Im Dorf dürfen junge Bundeswehrsoldaten in die Rolle der Dorfbevölkerung schlüpfen – sie spielen besoffene Penner, vor denen ich Reißaus nehme, junge Dorfkicker, die erst festgenommen und dann von Scharfschützen erschossen werden. Wir müssen einmal durch das Dorf laufen. Und immer wieder wird auf uns geschossen – runter auf den Boden, oder hinter die Mauer, ach nee, doch nicht, da liegt ja eine Mine. Eine Party zu der wir eingeladen werden, entpuppt sich als Selbstmordbomber-Falle und unsere ganze Journalistentruppe stirbt 1000 theoretische Tode.

Hammelburg Tag 1: Zentraler Meldekopf



Ankommen in der Kaserne, wir müssen uns beim sogenannten „Zentralen Meldekopf“ melden. Dort sitzt ein älterer Mann und gibt mir Unterlagen, „zum Durchkämpfen“ . Bundeswehr, ein Ort der Komik? Die Auswahl der Leih-DVDs ist jedenfalls passend: Neben „The Art of War“ oder „Sniper“ gibt es auch „Traumschiff Surprise“. Wir wohnen in einer Kaserne, Panzer überall, Menschen mit kurzen Haaren und Uniform. Abendessen beim Italiener außerhalb der Kaserne, dort ist Weinfest. Die Band spielt den Ententanz und die Bedienung in der Pizzeria ist so perplex von der Spendabilität unserer Gruppe (wir haben jeder ca 1 Euro Trinkgeld gegeben), dass sie uns einen Schnaps ausgibt.

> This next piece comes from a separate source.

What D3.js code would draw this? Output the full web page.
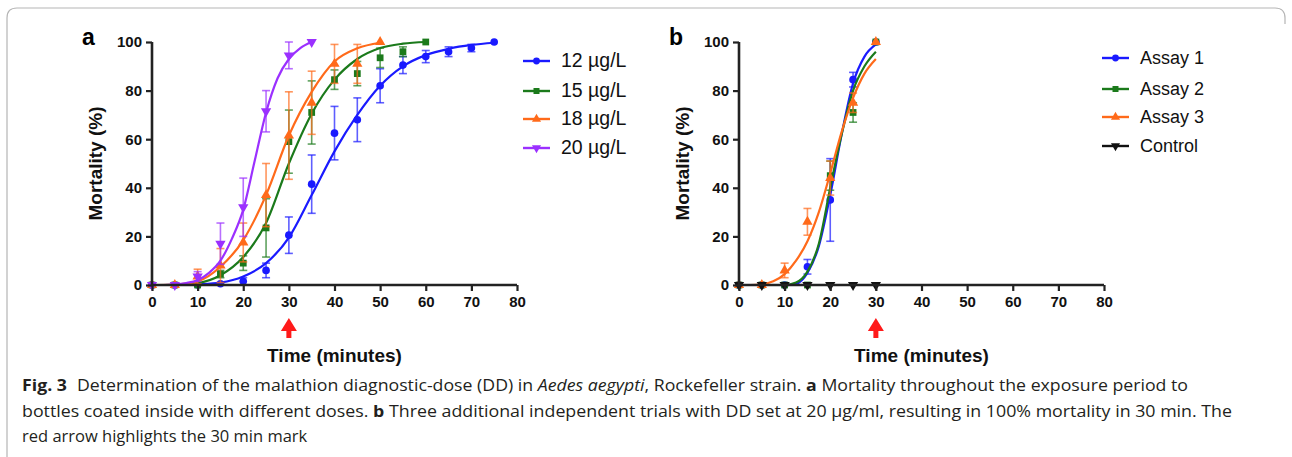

Abends schlafe ich in Bettwäsche ein, auf der "Bund" steht. Alles muss beschriftet sein.

Hammelburg Intro

Mit der Journalistenschule kommt man rum. Zum Beispiel in das Seminar Krisen- und Kriegsberichterstattung. In einer Kaserne im bayerischen Nirgendwo (Hammelburg) sollen wir lernen, wie man Gewehrsalven entkommt, mit Bewohnern zerbombter Dörfer redet und dabei stets objektiv die Krisen der Welt ethisch einwandfrei begleitet.